CP: Given my calamitous lack of musical talent, I sometimes marvel at how many instruments I studied as a youth. Lessons, practice, nothing. You?
RN: Nada. I have a faint and embarrassing memory of something called a flutophone, which I suspect was Palmer Lake Elementary School's remedial-reading version of music education.
CP: Consider yourself fortunate. I have so many non-fond memories of my young life in music. There was guilt if I didn't practice, agony if I did, a decided lack of forward progress, fingertips calloused by the steel strings of a cheap guitar. Piano, however, was the worst.
RN: Hey, at least you can impress strangers with a whirl through "Für Elise." I can't even hum it.
CP: What about your youthful career in the musical theater? Did you not sing and dance?

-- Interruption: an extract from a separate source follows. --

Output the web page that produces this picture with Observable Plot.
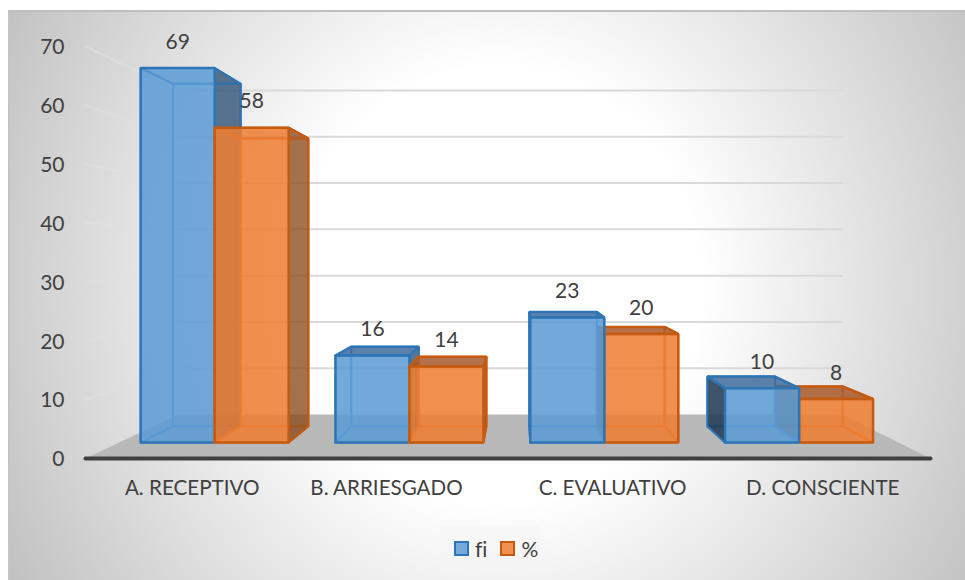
<!DOCTYPE html>
<html>
<head>
<meta charset="utf-8">
<script src="https://cdn.jsdelivr.net/npm/d3@7"></script>
<script src="https://cdn.jsdelivr.net/npm/@observablehq/plot@0.6"></script>
<style>
  html, body { margin: 0; padding: 0; background: #fff; width: 965px; height: 580px; overflow: hidden; }
  #bg { position: absolute; left: 8px; top: 10px; width: 957px; height: 570px; box-sizing: border-box;
        border-top: 2px solid #bfbfbf; border-left: 2px solid #c4c4c4;
        background: radial-gradient(ellipse 580px 620px at 51% 48%, #fff 35%, #bdbdbd 100%); }
  #chart { position: absolute; left: 0; top: 0; width: 965px; height: 580px; font-family: Lato, sans-serif; color: #404040; font-variant-ligatures: none; }
  #chart svg { display: block; background: transparent; }
  #legend { position: absolute; left: 441px; top: 526px; width: 99px; height: 45px; background: rgba(245,245,245,.45);
            display: flex; align-items: center; font-size: 21px; }
  .sw { width: 11px; height: 11px; border: 2px solid; display: inline-block; margin-left: 13px; margin-right: 6px; }
  .sw + span { line-height: 1; }
</style>
</head>
<body>
<div id="bg"></div>
<div id="chart"></div>
<script>
const categories = ["A. RECEPTIVO", "B. ARRIESGADO", "C. EVALUATIVO", "D. CONSCIENTE"];
const fi = [69, 16, 23, 10];
const pct = [58, 14, 20, 8];
const yTicks = [0, 10, 20, 30, 40, 50, 60, 70];
const labelSlots = [0.505, 1.425, 2.495, 3.49];

// Perspective of the box, in data units: everything shrinks toward a vanishing point
const vp = {x: 2.05, y: 35};
const depth = {near: 1, barFront: 0.922, barBack: 0.843, wall: 0.786};
const project = (cat, val, s) => ({x: vp.x + (cat - vp.x) * s, y: vp.y + (val - vp.y) * s});

const palette = {
  fi:  {front: "#5b9bd5", dark: "#2d4f75", leftDark: "#1f3650", top: "#3f6c9c", edge: "#2e75b6", soft: "#4d90d2"},
  pct: {front: "#ed7d31", dark: "#8a4a1c", leftDark: "#8a4a1c", top: "#a8592a", edge: "#c55a11", soft: "#e8762a"}
};

const facePts = [];
let faceId = 0;
function addFace(corners, fill, fillOpacity, stroke, strokeWidth) {
  const id = faceId++;
  for (const [c, v, s] of [...corners, corners[0]]) {
    facePts.push({id, ...project(c, v, s), fill, fillOpacity, stroke, strokeWidth});
  }
}
function addBar(x0, x1, v, col) {
  const F = depth.barFront, B = depth.barBack;
  // back and bottom: edges only
  addFace([[x0,0,B],[x1,0,B],[x1,v,B],[x0,v,B]], "none", 0, col.soft, 2);
  addFace([[x0,0,F],[x1,0,F],[x1,0,B],[x0,0,B]], "none", 0, col.soft, 2);
  // sides
  const leftVisible = x0 > vp.x, rightVisible = x1 < vp.x;
  addFace([[x0,0,F],[x0,v,F],[x0,v,B],[x0,0,B]], leftVisible ? col.leftDark : "none", leftVisible ? .85 : 0, leftVisible ? col.edge : col.soft, 2);
  addFace([[x1,0,F],[x1,v,F],[x1,v,B],[x1,0,B]], rightVisible ? col.dark : "none", rightVisible ? .78 : 0, rightVisible ? col.edge : col.soft, 2);
  // top
  const topVisible = v < vp.y;
  addFace([[x0,v,F],[x1,v,F],[x1,v,B],[x0,v,B]], topVisible ? col.top : "none", topVisible ? .85 : 0, col.edge, topVisible ? 2.5 : 2);
  // front
  addFace([[x0,0,F],[x1,0,F],[x1,v,F],[x0,v,F]], col.front, .86, col.edge, 2.5);
}

const half = 0.38, centerShift = 0.49;
const labels = [];
categories.forEach((name, i) => {
  const c = i + centerShift;
  const blue = () => addBar(c - half, c, fi[i], palette.fi);
  const orange = () => addBar(c, c + half, pct[i], palette.pct);
  if (c < vp.x) { blue(); orange(); } else { orange(); blue(); }
  labels.push({...project(c - half / 2, fi[i], depth.barFront), text: String(fi[i])});
  labels.push({...project(c + half / 2, pct[i], depth.barFront), text: String(pct[i])});
});

// Walls and floor
const gridPts = [];
yTicks.slice(1).forEach((t) => {
  gridPts.push({t, ...project(0, t, depth.wall)}, {t, ...project(4, t, depth.wall)});
});
const sidePts = [];
yTicks.slice(1).forEach((t) => {
  sidePts.push({t, ...project(0, t, depth.near)}, {t, ...project(0, t, depth.wall)});
});
const floorPts = [[0,0,depth.near],[4,0,depth.near],[4,0,depth.wall],[0,0,depth.wall],[0,0,depth.near]]
  .map(([c, v, s]) => project(c, v, s));
const axisPts = [project(0, 0, depth.near), project(4, 0, depth.near)];
const catLabels = categories.map((text, i) => ({x: labelSlots[i], text}));

const plot = Plot.plot({
  width: 965,
  height: 520,
  marginLeft: 85,
  marginRight: 35,
  marginTop: 46,
  marginBottom: 62,
  style: {background: "transparent", overflow: "visible"},
  x: {domain: [0, 4], range: [85, 930], axis: null},
  y: {domain: [0, 70], range: [458, 46], axis: null},
  color: {type: "identity"},
  marks: [
    Plot.line(sidePts, {x: "x", y: "y", z: "t", stroke: "#e2e2e2", strokeWidth: 2, strokeOpacity: 0.5}),
    Plot.line(gridPts, {x: "x", y: "y", z: "t", stroke: "#d9d9d9", strokeWidth: 2}),
    Plot.line(floorPts, {x: "x", y: "y", fill: "#b8b8b8", stroke: "none"}),
    Plot.line(facePts, {x: "x", y: "y", z: "id", fill: "fill", fillOpacity: "fillOpacity", stroke: "stroke", strokeWidth: "strokeWidth", strokeLinejoin: "miter"}),
    Plot.line(axisPts, {x: "x", y: "y", stroke: "#404040", strokeWidth: 4, strokeLinecap: "round"}),
    Plot.axisY(yTicks, {tickSize: 0, tickPadding: 21, dy: 1, fontSize: 21, fill: "#404040", fontFamily: "Lato, sans-serif", label: null}),
    Plot.text(catLabels, {x: "x", y: () => 0, dy: 30, text: "text", fontSize: 20.6, fill: "#404040", fontFamily: "Lato, sans-serif"}),
    Plot.text(labels, {x: "x", y: "y", dy: -26, text: "text", fontSize: 21, fill: "#404040", fontFamily: "Lato, sans-serif"})
  ]
});
const chart = document.getElementById("chart");
chart.append(plot);
const legend = document.createElement("div");
legend.id = "legend";
legend.innerHTML =
  '<i class="sw" style="background:#75aadb;border-color:#2e75b6"></i><span>fi</span>' +
  '<i class="sw" style="background:#f08f50;border-color:#c55a11"></i><span>%</span>';
chart.append(legend);
</script>
</body>
</html>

RN: Unfortunately, I sing like a rusty hinge. Thank goodness "Our Town" is a straight play, or I never would have been cast. When the good people of Grovers Corners sing "Blest Be the Tie That Binds" in the third act, the director would always shoot me a panicked look. But back to you. I'm picturing a support-hose-wearing piano teacher who smells of Brach's peppermints, and Mother Peck getting on you to run your scales.
CP: I'm not sure she actually wanted to hear me practice. Have you spent much time in the vicinity of a badly played French horn? Both my sisters were pretty good about practicing their clarinets. The squawks. The start-overs. In decent weather, it was reason enough to vacate the house.